(Records with drawing code)

################

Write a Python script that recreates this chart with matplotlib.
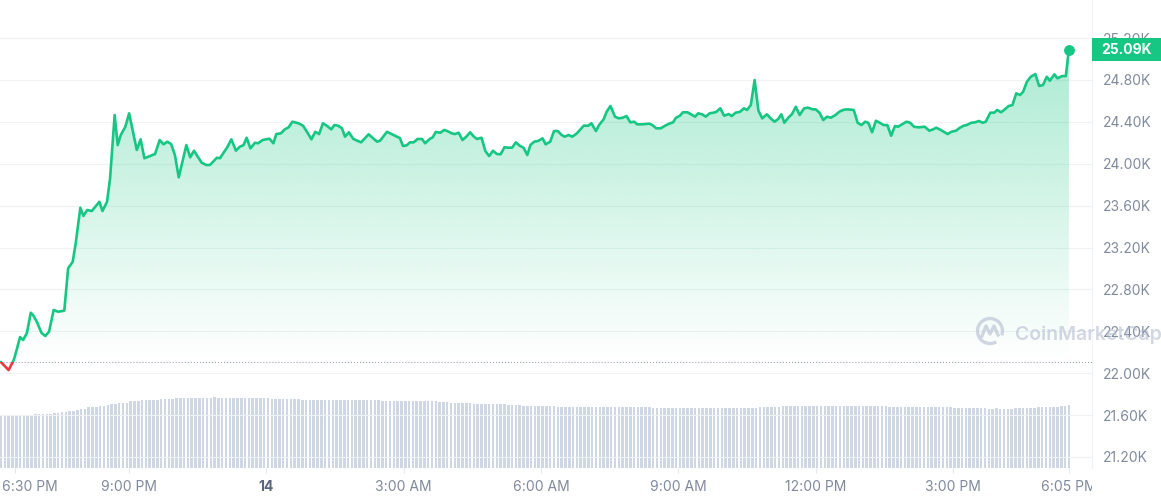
import numpy as np
import matplotlib
matplotlib.use("Agg")
import matplotlib.pyplot as plt
from matplotlib.patches import Rectangle, Arc
from matplotlib.transforms import Bbox, TransformedBbox, blended_transform_factory, offset_copy

# ---------------------------------------------------------------------
# price : minutes after 6:12 PM (13th) -> USD
minutes = [
    0, 10, 16, 18, 23, 25, 29, 34, 39, 42,
    47, 53, 58, 63, 69, 75, 83, 88, 94, 98,
    104, 108, 113, 119, 129, 133, 139, 143, 149, 153,
    157, 163, 168, 178, 183, 188, 202, 208, 213, 218,
    223, 228, 233, 243, 248, 253, 263, 269, 274, 283,
    287, 297, 302, 308, 313, 318, 322, 327, 333, 337,
    343, 352, 357, 361, 367, 372, 377, 382, 390, 396,
    401, 407, 412, 417, 422, 427, 433, 437, 442, 447,
    451, 456, 462, 472, 482, 493, 497, 506, 512, 519,
    523, 527, 532, 536, 541, 546, 552, 556, 562, 566,
    570, 576, 581, 585, 591, 595, 600, 605, 610, 615,
    620, 624, 630, 635, 640, 645, 650, 655, 660, 665,
    670, 675, 680, 685, 690, 694, 699, 704, 710, 714,
    720, 725, 730, 735, 739, 744, 749, 755, 760, 764,
    770, 774, 780, 784, 790, 794, 799, 805, 810, 815,
    820, 825, 830, 834, 840, 850, 854, 859, 865, 870,
    875, 881, 885, 890, 894, 900, 904, 910, 914, 919,
    924, 929, 934, 938, 943, 948, 954, 958, 963, 969,
    974, 978, 983, 988, 993, 998, 1004, 1009, 1014, 1019,
    1023, 1027, 1032, 1037, 1042, 1047, 1053, 1058, 1064, 1068,
    1073, 1078, 1083, 1088, 1094, 1099, 1104, 1109, 1118, 1123,
    1128, 1133, 1137, 1142, 1147, 1152, 1157, 1162, 1167, 1172,
    1176, 1182, 1187, 1192, 1197, 1203, 1211, 1217, 1222, 1226,
    1232, 1236, 1241, 1246, 1252, 1256, 1262, 1266, 1272, 1277,
    1282, 1287, 1291, 1297, 1302, 1306, 1311, 1316, 1321, 1326,
    1331, 1336, 1340, 1345, 1350, 1356, 1361, 1366, 1371, 1375,
    1381, 1385, 1391, 1396, 1400,
]
price = [
    22105, 22030, 22115, 22155, 22288, 22345, 22317, 22384, 22577, 22555,
    22491, 22386, 22355, 22396, 22603, 22587, 22597, 23001, 23064, 23243,
    23580, 23501, 23558, 23548, 23637, 23548, 23637, 23861, 24465, 24178,
    24274, 24353, 24481, 24131, 24233, 24052, 24093, 24226, 24185, 24210,
    24188, 24083, 23870, 24178, 24061, 24124, 24010, 23988, 23988, 24057,
    24052, 24162, 24233, 24124, 24162, 24178, 24248, 24147, 24200, 24195,
    24226, 24239, 24195, 24283, 24290, 24328, 24347, 24401, 24386, 24363,
    24305, 24233, 24305, 24283, 24386, 24363, 24328, 24369, 24363, 24338,
    24258, 24300, 24236, 24204, 24281, 24210, 24220, 24305, 24283, 24258,
    24245, 24169, 24176, 24204, 24204, 24236, 24236, 24195, 24236, 24252,
    24303, 24296, 24322, 24312, 24290, 24283, 24296, 24226, 24258, 24300,
    24258, 24236, 24248, 24121, 24073, 24124, 24093, 24090, 24157, 24153,
    24153, 24204, 24172, 24153, 24083, 24178, 24210, 24217, 24242, 24185,
    24210, 24312, 24312, 24274, 24258, 24274, 24258, 24290, 24331, 24363,
    24363, 24386, 24312, 24369, 24424, 24496, 24551, 24449, 24433, 24439,
    24455, 24395, 24401, 24376, 24376, 24382, 24369, 24338, 24338, 24360,
    24379, 24395, 24439, 24458, 24491, 24491, 24474, 24449, 24481, 24472,
    24449, 24481, 24487, 24496, 24529, 24458, 24474, 24455, 24487, 24496,
    24529, 24513, 24560, 24799, 24506, 24433, 24472, 24433, 24401, 24427,
    24472, 24391, 24439, 24474, 24544, 24465, 24529, 24535, 24519, 24519,
    24487, 24417, 24449, 24439, 24465, 24496, 24513, 24519, 24513, 24391,
    24369, 24401, 24391, 24300, 24410, 24391, 24369, 24369, 24267, 24360,
    24353, 24379, 24401, 24391, 24353, 24347, 24353, 24315, 24328, 24344,
    24322, 24305, 24283, 24305, 24315, 24338, 24363, 24369, 24391, 24395,
    24408, 24391, 24401, 24487, 24487, 24513, 24491, 24519, 24551, 24560,
    24672, 24656, 24687, 24783, 24830, 24856, 24742, 24751, 24830, 24792,
    24853, 24815, 24837, 24837, 25090,
]
open_price = 22110

# 24h volume (bn USD), one bar every 5 minutes
volume = [
    26.0, 26.0, 26.0, 26.0, 26.0, 26.0, 26.5, 26.5, 26.5, 27.0, 27.0, 27.0, 27.0, 27.0, 27.5, 27.5, 28.0, 28.0, 28.5, 28.5,
    29.0, 29.7, 29.7, 30.5, 30.5, 30.5, 31.0, 31.0, 31.7, 32.0, 32.0, 32.7, 32.7, 32.7, 33.5, 33.5, 33.5, 34.0, 34.0, 34.0,
    34.0, 34.0, 34.5, 34.5, 34.5, 34.5, 35.0, 35.0, 35.0, 35.0, 35.0, 35.0, 35.0, 35.0, 35.0, 35.0, 35.5, 35.0, 35.0, 35.0,
    35.0, 35.0, 35.0, 35.0, 35.0, 35.0, 35.0, 35.0, 35.0, 35.0, 35.0, 34.5, 34.5, 34.5, 34.5, 34.5, 34.5, 34.5, 34.5, 34.0,
    34.0, 34.0, 34.0, 34.0, 34.0, 34.0, 34.0, 34.0, 34.0, 34.0, 34.0, 34.0, 34.0, 34.0, 34.0, 34.0, 34.0, 34.0, 34.0, 34.0,
    33.5, 33.5, 33.5, 33.5, 33.5, 33.5, 33.5, 33.5, 33.5, 33.5, 33.5, 33.5, 33.5, 33.5, 33.5, 33.0, 33.0, 33.0, 32.5, 32.5,
    32.5, 32.5, 32.5, 32.5, 32.0, 32.0, 32.0, 32.0, 32.0, 32.0, 32.0, 32.0, 32.0, 31.5, 31.5, 31.5, 31.5, 31.0, 31.0, 31.0,
    31.0, 31.0, 31.0, 31.0, 31.0, 31.0, 30.5, 30.5, 30.5, 30.5, 30.5, 30.5, 30.5, 30.5, 30.5, 30.5, 30.5, 30.5, 30.5, 30.5,
    30.5, 30.5, 30.5, 30.5, 30.5, 30.5, 30.5, 30.5, 30.5, 30.5, 30.5, 30.0, 30.0, 30.0, 30.0, 30.0, 30.0, 30.0, 30.0, 30.0,
    30.0, 30.0, 30.0, 30.0, 30.0, 30.0, 30.0, 30.0, 30.0, 30.0, 30.0, 30.0, 30.0, 30.0, 30.0, 30.0, 30.0, 30.0, 30.0, 30.5,
    30.5, 30.5, 30.5, 30.5, 30.5, 31.0, 31.0, 31.0, 31.0, 31.0, 31.0, 31.0, 31.0, 31.0, 31.0, 31.0, 31.0, 31.0, 31.0, 31.0,
    31.0, 31.0, 31.0, 31.0, 31.0, 31.0, 31.0, 31.0, 31.0, 31.0, 31.0, 31.0, 31.0, 30.5, 30.5, 30.5, 30.5, 30.5, 30.5, 30.5,
    30.5, 30.5, 30.5, 30.5, 30.5, 30.5, 30.5, 30.5, 30.5, 30.5, 30.0, 30.0, 30.0, 30.0, 30.0, 30.0, 30.0, 30.0, 30.0, 29.5,
    29.5, 30.0, 29.5, 29.5, 29.5, 29.5, 30.0, 30.0, 30.0, 30.0, 30.0, 30.0, 30.5, 30.5, 30.5, 30.5, 30.5, 30.5, 31.0, 31.0,
    31.5,
]

tick_minutes = [18, 168, 348, 528, 708, 888, 1068, 1248, 1400]
tick_labels = ["6:30 PM", "9:00 PM", "14", "3:00 AM", "6:00 AM",
               "9:00 AM", "12:00 PM", "3:00 PM", "6:05 PM"]
price_ticks = [21200, 21600, 22000, 22400, 22800, 23200, 23600, 24000, 24400, 24800, 25200]

GREEN = "#16c784"
RED = "#ea3943"
TXT = "#808a9d"
GRID = "#eff2f5"
BAR = "#cfd6e4"
MARK = "#b4bdd0"

plt.rcParams["font.family"] = ["Inter", "DejaVu Sans"]

fig = plt.figure(figsize=(11.61, 5.0), dpi=100)
ax = fig.add_axes([0, 31.7 / 500, 1092 / 1161, 468.3 / 500])
vax = ax.twinx()
ax.set_zorder(vax.get_zorder() + 1)
ax.patch.set_visible(False)

# volume bars
bar_t = np.arange(len(volume)) * 5
vax.bar(bar_t, volume, width=3.3, color=BAR, linewidth=0)
vax.set_ylim(0, 234.15)
vax.set_yticks([])
for s in vax.spines.values():
    s.set_visible(False)

# gradient fill under the price
grad = np.zeros((256, 1, 4))
grad[..., :3] = matplotlib.colors.to_rgb(GREEN)
grad[:, 0, 3] = np.linspace(0.36, 0.0, 256)
img = ax.imshow(grad, extent=[minutes[0], minutes[-1], open_price, max(price)],
                aspect="auto", origin="upper", zorder=1, interpolation="bilinear")
poly = ax.fill_between(minutes, price, open_price, facecolor="none", edgecolor="none")
img.set_clip_path(poly.get_paths()[0], transform=ax.transData)

# line, green above open / red below
up, = ax.plot(minutes, price, color=GREEN, lw=1.9, zorder=3, solid_joinstyle="round")
up.set_clip_path(Rectangle((-100, open_price), 2000, 10000, transform=ax.transData))
dn, = ax.plot(minutes, price, color=RED, lw=1.9, zorder=3, solid_joinstyle="round")
dn.set_clip_path(Rectangle((-100, open_price - 10000), 2000, 10000, transform=ax.transData))
ax.plot(minutes[-1], price[-1], "o", ms=6.8, color=GREEN, zorder=4, clip_on=False)

ax.axhline(open_price, color="#949eb0", lw=0.75, ls=(0, (1, 1.9)), zorder=2)

ax.set_xlim(-1.31, 1430.3)
ax.set_ylim(21092, 25563)

# y axis on the right
ax.set_yticks(price_ticks)
ax.set_yticklabels([f"{v / 1000:.2f}K" for v in price_ticks])
ax.yaxis.tick_right()
ax.tick_params(axis="y", length=0, pad=7.9, labelsize=10, labelcolor=TXT)
ax.yaxis.grid(True, color=GRID, lw=0.8)
ax.set_axisbelow(True)
for side in ["top", "left", "bottom"]:
    ax.spines[side].set_visible(False)
ax.spines["right"].set_color(GRID)
ax.spines["right"].set_linewidth(0.8)

# x axis: small ticks + own labels
ax.set_xticks(tick_minutes)
ax.set_xticklabels([])
ax.tick_params(axis="x", length=3.5, width=0.8, color="#e4e7ec")
clip = TransformedBbox(Bbox([[0, -0.2], [1, 1]]), ax.transAxes)
trans = offset_copy(blended_transform_factory(ax.transData, ax.transAxes),
                    fig=fig, y=-19, units="dots")
for i, (m, lbl) in enumerate(zip(tick_minutes, tick_labels)):
    kw = dict(ha="center", va="center", fontsize=10, color=TXT)
    if lbl == "14":
        kw.update(color="#58667e", fontweight="bold")
    if i == 0:
        t = ax.text(0, 0, lbl, transform=offset_copy(ax.transAxes, fig=fig, x=1.5, y=-19, units="dots"),
                    ha="left", va="center", fontsize=10, color=TXT)
    else:
        t = ax.text(m, 0, lbl, transform=trans, **kw)
    t.set_clip_box(clip)
    t.set_clip_on(True)

# last price tag
tag_tr = blended_transform_factory(ax.transAxes, ax.transData)
ax.add_patch(Rectangle((1.0, price[-1] - 108), 1161 / 1092 - 1.0, 216,
                       transform=tag_tr, facecolor=GREEN, edgecolor="none",
                       clip_on=False, zorder=6))
ax.text(1.0 + (1161 / 1092 - 1.0) / 2, price[-1], f"{price[-1] / 1000:.2f}K",
        transform=tag_tr, ha="center", va="center", color="white",
        fontsize=10, fontweight="bold", zorder=7, clip_on=False)

# watermark
fig.patches.append(Arc((9.90, 1.69), 0.25, 0.25, theta1=-20, theta2=300,
                       transform=fig.dpi_scale_trans, edgecolor=MARK, lw=2.4, alpha=0.6))
fig.lines.append(plt.Line2D([9.82, 9.86, 9.90, 9.94, 9.98], [1.64, 1.74, 1.66, 1.74, 1.65],
                            transform=fig.dpi_scale_trans, color=MARK, lw=2.4, alpha=0.6))
fig.text(1015 / 1161, 1 - 335 / 500, "CoinMarketCap", ha="left", va="center",
         fontsize=14, fontweight="semibold", color=MARK, alpha=0.6)

fig.savefig("out.png", dpi=100)
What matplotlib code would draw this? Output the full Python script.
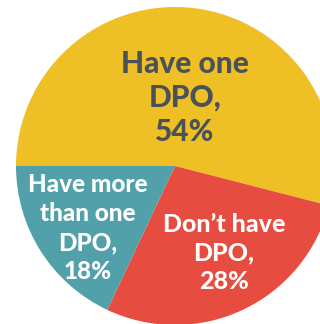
import matplotlib
matplotlib.use("Agg")
import matplotlib.pyplot as plt

# Share of organisations by number of DPOs
categories = ["Have one\nDPO", "Don\u2019t have\nDPO", "Have more\nthan one\nDPO"]
shares = [54, 28, 18]
colors = ["#EFBF26", "#E64C3F", "#52A0AA"]
text_colors = ["#4A5259", "#FFFFFF", "#FFFFFF"]

W, H = 320, 324
fig = plt.figure(figsize=(W / 100, H / 100), dpi=100)
ax = fig.add_axes([0, 0, 1, 1])

cx, cy, r = 175, H - 166, 159
ax.pie(shares, colors=colors, startangle=180, counterclock=False,
       center=(cx, cy), radius=r, frame=True,
       wedgeprops=dict(linewidth=0))
ax.set_xlim(0, W)
ax.set_ylim(0, H)
ax.set_aspect("equal")
ax.axis("off")

family = ["Lato", "DejaVu Sans"]
# (x, y, fontsize, linespacing) for each label block
label_pos = [(185, H - 98, 21.5, 1.26),
             (224, H - 253, 18, 1.30),
             (88, H - 228, 17.5, 1.33)]
for cat, val, tc, (x, y, fs, ls) in zip(categories, shares, text_colors, label_pos):
    ax.text(x, y, f"{cat},\n{val}%", ha="center", va="center",
            color=tc, fontsize=fs, fontweight="black", family=family,
            linespacing=ls)

fig.savefig("out.png", dpi=100)
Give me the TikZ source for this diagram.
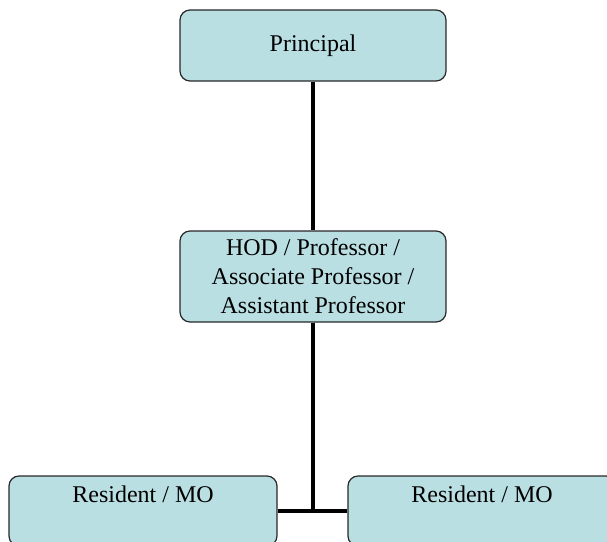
\documentclass[tikz,border=0pt]{standalone}
\usepackage{fontspec}
\setmainfont{Liberation Serif}
\definecolor{boxfill}{RGB}{186,223,227}
\definecolor{boxline}{RGB}{40,40,40}
\begin{document}
\begin{tikzpicture}[x=1pt,y=-1pt,
  orgbox/.style={draw=boxline, line width=1.2pt, fill=boxfill, rounded corners=10pt,
    inner sep=0pt, align=center, font=\fontsize{24}{29}\selectfont},
  conn/.style={draw=black, line width=4pt}]
\useasboundingbox (0,0) rectangle (607,541);
\node[orgbox, minimum width=266pt, minimum height=71pt] (p) at (313,45.5) {Principal};
\node[orgbox, minimum width=266pt, minimum height=91pt] (h) at (313,276.5) {HOD / Professor /\\Associate Professor /\\Assistant Professor};
\node[orgbox, minimum width=268pt, minimum height=70pt] (l) at (143,511) {\strut Resident / MO\\\strut};
\node[orgbox, minimum width=268pt, minimum height=70pt] (r) at (482,511) {\strut Resident / MO\\\strut};
\coordinate (j) at (h.south |- l.east);
\draw[conn] (p.south) -- (h.north);
\draw[conn] (h.south) -- (j);
\draw[conn] (l.east) -- (r.west);
\end{tikzpicture}
\end{document}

################

## Task requirements
Reproduce only the lines of the records from the start up to and including the line that holds "from matplotlib.transforms import"; do not carry over any picture.

## Result of the task
Write a Python script that recreates this chart with matplotlib.
import numpy as np
import matplotlib
matplotlib.use("Agg")
import matplotlib.pyplot as plt
from matplotlib.patches import Rectangle, Arc
from matplotlib.transforms import Bbox, TransformedBbox, blended_transform_factory, offset_copy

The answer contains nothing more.